INSTRUCTIONS TO FOLLOW
Both the line containing "Give me the D3.js source for this chart." and the line containing "const mid = d3.arc().innerRadius((rInner" are part of the range to copy, along with every line between them. Copy it exactly and leave out the pictures.

GIVEN RECORDS
** START **

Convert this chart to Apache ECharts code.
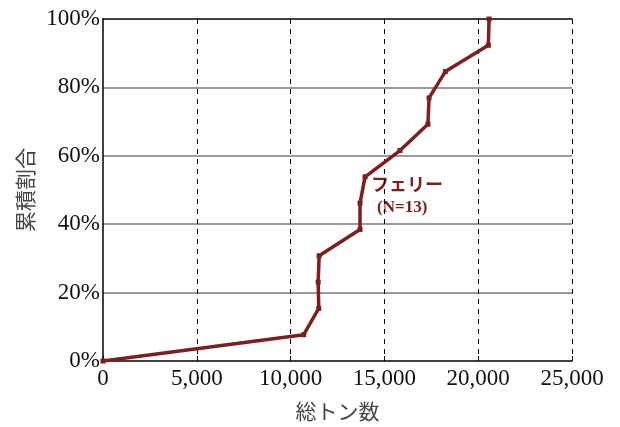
<!DOCTYPE html>
<html>
<head>
<meta charset="utf-8">
<script src="https://cdn.jsdelivr.net/npm/echarts@6/dist/echarts.min.js"></script>
<style>html,body{margin:0;padding:0;background:#fff}#c{width:620px;height:427px}</style>
</head>
<body>
<div id="c"></div>
<script>
var tonnage = [0, 10700, 11500, 11470, 11520, 13700, 13700, 13970, 15830, 17320, 17380, 18250, 20540, 20580];
var cumShare = [0, 7.69, 15.38, 23.08, 30.77, 38.46, 46.15, 53.85, 61.54, 69.23, 76.92, 84.62, 92.31, 100];
var seriesName = 'フェリー';
var seriesNote = '(N=13)';
var xName = '総トン数';
var yName = '累積割合';

var serif = '"Liberation Serif", "Times New Roman", serif';
var cjk = '"Noto Sans CJK JP", sans-serif';
var red = '#7b1f1f';

var chart = echarts.init(document.getElementById('c'));
chart.setOption({
  animation: false,
  grid: {left: 103, right: 48, top: 19, bottom: 66},
  xAxis: [{
    type: 'value', min: 0, max: 25000, interval: 5000,
    name: xName, nameLocation: 'middle', nameGap: 40,
    nameTextStyle: {fontFamily: cjk, fontSize: 21, color: '#444'},
    axisLine: {show: true, lineStyle: {color: '#000', width: 1.5}},
    axisTick: {show: true, inside: true, length: 5, lineStyle: {color: '#000'}},
    axisLabel: {fontFamily: serif, fontSize: 23, color: '#111', margin: 6,
      formatter: function (v) { return v.toLocaleString('en-US'); }},
    splitLine: {show: true, showMinLine: false, lineStyle: {color: '#000', type: [5, 5], width: 1}}
  }, {
    type: 'value', position: 'top', min: 0, max: 25000,
    axisLine: {show: true, lineStyle: {color: '#000', width: 1.5}},
    axisTick: {show: false}, axisLabel: {show: false}, splitLine: {show: false}
  }],
  yAxis: {
    type: 'value', min: 0, max: 100, interval: 20,
    name: yName, nameLocation: 'middle', nameGap: 66,
    nameTextStyle: {fontFamily: cjk, fontSize: 21, color: '#444'},
    axisLine: {show: true, lineStyle: {color: '#000', width: 1.5}},
    axisTick: {show: false},
    axisLabel: {fontFamily: serif, fontSize: 23, color: '#111', margin: 3,
      formatter: '{value}%'},
    splitLine: {show: true, showMinLine: false, showMaxLine: false, lineStyle: {color: '#7a7a7a', width: 1.5}}
  },
  series: [{
    type: 'line', name: seriesName,
    data: tonnage.map(function (t, i) { return [t, cumShare[i]]; }),
    lineStyle: {color: red, width: 3.5},
    itemStyle: {color: red},
    symbol: 'rect', symbolSize: 5, showSymbol: true
  }],
  graphic: [
    {type: 'text', left: 371, top: 175, style: {text: seriesName, fontFamily: cjk, fontWeight: 'bold', fontSize: 18, fill: red}},
    {type: 'text', left: 377, top: 199, style: {text: seriesNote, fontFamily: serif, fontWeight: 'bold', fontSize: 17, fill: red}}
  ]
});
</script>
</body>
</html>
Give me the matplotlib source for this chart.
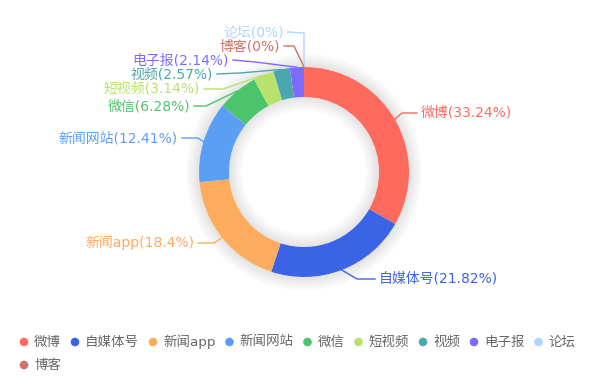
import numpy as np
import matplotlib
matplotlib.use('Agg')
import matplotlib.pyplot as plt
from matplotlib.patches import Wedge, Circle

plt.rcParams['font.family'] = ['DejaVu Sans', 'Noto Sans CJK SC']

# data
names = ['微博', '自媒体号', '新闻app', '新闻网站', '微信', '短视频', '视频', '电子报', '论坛', '博客']
values = [33.24, 21.82, 18.4, 12.41, 6.28, 3.14, 2.57, 2.14, 0, 0]
colors = ['#FF6A5F', '#3B63E6', '#FDAC5E', '#5B9EF5', '#4CC46C',
          '#B8E26C', '#4AA6AF', '#7B6CFF', '#AED6FF', '#D0716C']

# layout (pixels): elbow x/y, text x/y, alignment
label_layout = {
    '微博':   (402, 113, 421, 113, 'left'),
    '自媒体号': (357, 279, 379, 279, 'left'),
    '新闻app': (214, 243, 194, 243, 'right'),
    '新闻网站': (198, 138, 178, 138, 'right'),
    '微信':   (206, 106, 190, 106, 'right'),
    '短视频':  (223, 89, 200, 89, 'right'),
    '视频':   (240, 73, 213, 74, 'right'),
    '电子报':  (255, 62, 229, 60, 'right'),
    '博客':   (294, 46, 280, 46, 'right'),
    '论坛':   (304, 33, 284, 32, 'right'),
}

W, H = 607, 382
fig = plt.figure(figsize=(W / 100, H / 100), dpi=100)
ax = fig.add_axes([0, 0, 1, 1])

cx, cy = 304, 172
r_out, r_in = 105, 75

# soft shadow around the ring
for i in range(14):
    ax.add_patch(Wedge((cx, cy), r_out + (i + 1) * 1.0, 0, 360, width=(i + 1) * 1.0,
                       facecolor='black', alpha=0.009, lw=0, zorder=1))
    ax.add_patch(Wedge((cx, cy), r_in, 0, 360, width=(i + 1) * 1.0,
                       facecolor='black', alpha=0.009, lw=0, zorder=1))

ax.pie(values, colors=colors, radius=r_out, center=(cx, cy), startangle=-90,
       counterclock=True, frame=True,
       wedgeprops=dict(width=r_out - r_in, linewidth=0, zorder=2))

# labels with leader lines
total = sum(values)
cum = 0
for name, v, c in zip(names, values, colors):
    mid = (cum + v / 2) / total * 2 * np.pi
    cum += v
    ex = cx + r_out * np.sin(mid)
    ey = cy - r_out * np.cos(mid)
    bx, by, tx, ty, ha = label_layout[name]
    endx = tx + 4 if ha == 'right' else tx - 4
    ax.plot([ex, bx, endx], [ey, by, ty], color=c, lw=1, zorder=3,
            solid_joinstyle='round')
    ax.text(tx, ty, f'{name}({v:g}%)', color=c, fontsize=10, ha=ha, va='center',
            zorder=4)

# legend
fig.canvas.draw()
renderer = fig.canvas.get_renderer()
x, y = 24, 342
for name, c in zip(names, colors):
    t = ax.text(0, 0, name, fontsize=9.7, color='#666666', va='center', ha='left')
    w = t.get_window_extent(renderer).width
    if x + 10 + w > W - 4:
        x = 24
        y += 23
    ax.add_patch(Circle((x, y), 4.3, facecolor=c, lw=0))
    t.set_position((x + 10, y))
    x += 10 + w + 14

ax.set_xlim(0, W)
ax.set_ylim(H, 0)
ax.set_aspect('equal')
ax.axis('off')

fig.savefig('out.png', dpi=100)
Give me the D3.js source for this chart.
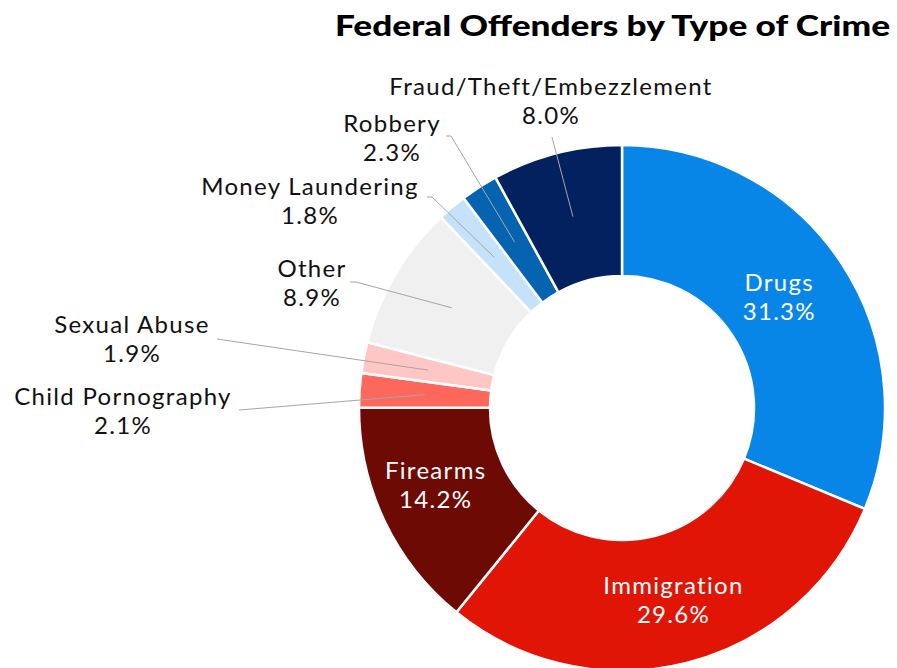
<!DOCTYPE html>
<html>
<head>
<meta charset="utf-8">
<script src="https://cdn.jsdelivr.net/npm/d3@7"></script>
<style>
  html, body { margin: 0; padding: 0; background: #fff; }
  svg { display: block; }
  text { font-family: "Lato", "DejaVu Sans", sans-serif; }
</style>
</head>
<body>
<svg id="chart" width="897" height="668"></svg>
<script>
// ---- data ----
const categories = ["Drugs", "Immigration", "Firearms", "Child Pornography", "Sexual Abuse",
  "Other", "Money Laundering", "Robbery", "Fraud/Theft/Embezzlement"];
const values = [31.3, 29.6, 14.2, 2.1, 1.9, 8.9, 1.8, 2.3, 8.0];
const colors = ["#0886e8", "#e01506", "#6d0a04", "#fd675c", "#fec7c5",
  "#f0f0f0", "#c6e2fb", "#0563b0", "#03215e"];
const insideLabels = ["Drugs", "Immigration", "Firearms"];

// ---- layout (outside label anchor positions) ----
const outsideLayout = {
  "Fraud/Theft/Embezzlement": { x: 551, y: 95, lx: 552, ly: 137, stub: 0 },
  "Robbery":                  { x: 392, y: 132, lx: 446, ly: 136, stub: 5 },
  "Money Laundering":         { x: 310, y: 195, lx: 427, ly: 197, stub: 5 },
  "Other":                    { x: 312, y: 277, lx: 350, ly: 282, stub: 6 },
  "Sexual Abuse":             { x: 132, y: 333, lx: 217, ly: 339, stub: 0 },
  "Child Pornography":        { x: 123, y: 405, lx: 239, ly: 410, stub: 0 }
};
const insideOffset = { "Drugs": -7, "Immigration": -5, "Firearms": -14 };
const insideDx = { "Drugs": -7, "Immigration": 3, "Firearms": -8 };

const svg = d3.select("#chart");
const cx = 622, cy = 408, rOuter = 263, rInner = 132;
const labelFont = { size: 24, weight: 400, spacing: "1.3px" };

svg.append("text")
  .attr("x", 890).attr("y", 36)
  .attr("text-anchor", "end")
  .attr("font-size", 28).attr("font-weight", 900)
  .attr("fill", "#000")
  .attr("textLength", 555).attr("lengthAdjust", "spacingAndGlyphs")
  .text("Federal Offenders by Type of Crime");

const data = categories.map((c, i) => ({ name: c, value: values[i], color: colors[i] }));
const pie = d3.pie().value(d => d.value).sort(null);
const arcs = pie(data);
const arc = d3.arc().innerRadius(rInner).outerRadius(rOuter);
const mid = d3.arc().innerRadius((rInner + rOuter) / 2).outerRadius((rInner + rOuter) / 2);

const g = svg.append("g").attr("transform", `translate(${cx},${cy})`);
g.selectAll("path.slice").data(arcs).join("path")
  .attr("class", "slice")
  .attr("d", arc)
  .attr("fill", d => d.data.color)
  .attr("stroke", "#fff").attr("stroke-width", 2.5).attr("stroke-linejoin", "round");

function addLabel(sel, x, y, a, fill) {
  const t = sel.append("text")
    .attr("text-anchor", "middle").attr("fill", fill)
    .attr("font-size", labelFont.size).attr("font-weight", labelFont.weight)
    .style("letter-spacing", labelFont.spacing);
  t.append("tspan").attr("x", x).attr("y", y).text(a.data.name);
  t.append("tspan").attr("x", x).attr("y", y + 29).text(a.data.value.toFixed(1) + "%");
}

// inside labels
arcs.filter(a => insideLabels.includes(a.data.name)).forEach(a => {
  const [x, y] = mid.centroid(a);
  addLabel(g, x + insideDx[a.data.name], y + insideOffset[a.data.name], a, "#fff");
});

// outside labels with leader lines
arcs.filter(a => outsideLayout[a.data.name]).forEach(a => {
  const L = outsideLayout[a.data.name];
  const [ex, ey] = mid.centroid(a);
  const pts = [[L.lx, L.ly], [L.lx + L.stub, L.ly], [cx + ex, cy + ey]];
  svg.append("path")
    .attr("d", d3.line()(pts))
    .attr("fill", "none").attr("stroke", "#a6a6a6").attr("stroke-width", 1);
  addLabel(svg, L.x, L.y, a, "#111");
});
</script>
</body>
</html>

** END **

RESPONSE TO THE EXERCISE
Give me the D3.js source for this chart.
<!DOCTYPE html>
<html>
<head>
<meta charset="utf-8">
<script src="https://cdn.jsdelivr.net/npm/d3@7"></script>
<style>
  html, body { margin: 0; padding: 0; background: #fff; }
  svg { display: block; }
  text { font-family: "Lato", "DejaVu Sans", sans-serif; }
</style>
</head>
<body>
<svg id="chart" width="897" height="668"></svg>
<script>
// ---- data ----
const categories = ["Drugs", "Immigration", "Firearms", "Child Pornography", "Sexual Abuse",
  "Other", "Money Laundering", "Robbery", "Fraud/Theft/Embezzlement"];
const values = [31.3, 29.6, 14.2, 2.1, 1.9, 8.9, 1.8, 2.3, 8.0];
const colors = ["#0886e8", "#e01506", "#6d0a04", "#fd675c", "#fec7c5",
  "#f0f0f0", "#c6e2fb", "#0563b0", "#03215e"];
const insideLabels = ["Drugs", "Immigration", "Firearms"];

// ---- layout (outside label anchor positions) ----
const outsideLayout = {
  "Fraud/Theft/Embezzlement": { x: 551, y: 95, lx: 552, ly: 137, stub: 0 },
  "Robbery":                  { x: 392, y: 132, lx: 446, ly: 136, stub: 5 },
  "Money Laundering":         { x: 310, y: 195, lx: 427, ly: 197, stub: 5 },
  "Other":                    { x: 312, y: 277, lx: 350, ly: 282, stub: 6 },
  "Sexual Abuse":             { x: 132, y: 333, lx: 217, ly: 339, stub: 0 },
  "Child Pornography":        { x: 123, y: 405, lx: 239, ly: 410, stub: 0 }
};
const insideOffset = { "Drugs": -7, "Immigration": -5, "Firearms": -14 };
const insideDx = { "Drugs": -7, "Immigration": 3, "Firearms": -8 };

const svg = d3.select("#chart");
const cx = 622, cy = 408, rOuter = 263, rInner = 132;
const labelFont = { size: 24, weight: 400, spacing: "1.3px" };

svg.append("text")
  .attr("x", 890).attr("y", 36)
  .attr("text-anchor", "end")
  .attr("font-size", 28).attr("font-weight", 900)
  .attr("fill", "#000")
  .attr("textLength", 555).attr("lengthAdjust", "spacingAndGlyphs")
  .text("Federal Offenders by Type of Crime");

const data = categories.map((c, i) => ({ name: c, value: values[i], color: colors[i] }));
const pie = d3.pie().value(d => d.value).sort(null);
const arcs = pie(data);
const arc = d3.arc().innerRadius(rInner).outerRadius(rOuter);
const mid = d3.arc().innerRadius((rInner + rOuter) / 2).outerRadius((rInner + rOuter) / 2);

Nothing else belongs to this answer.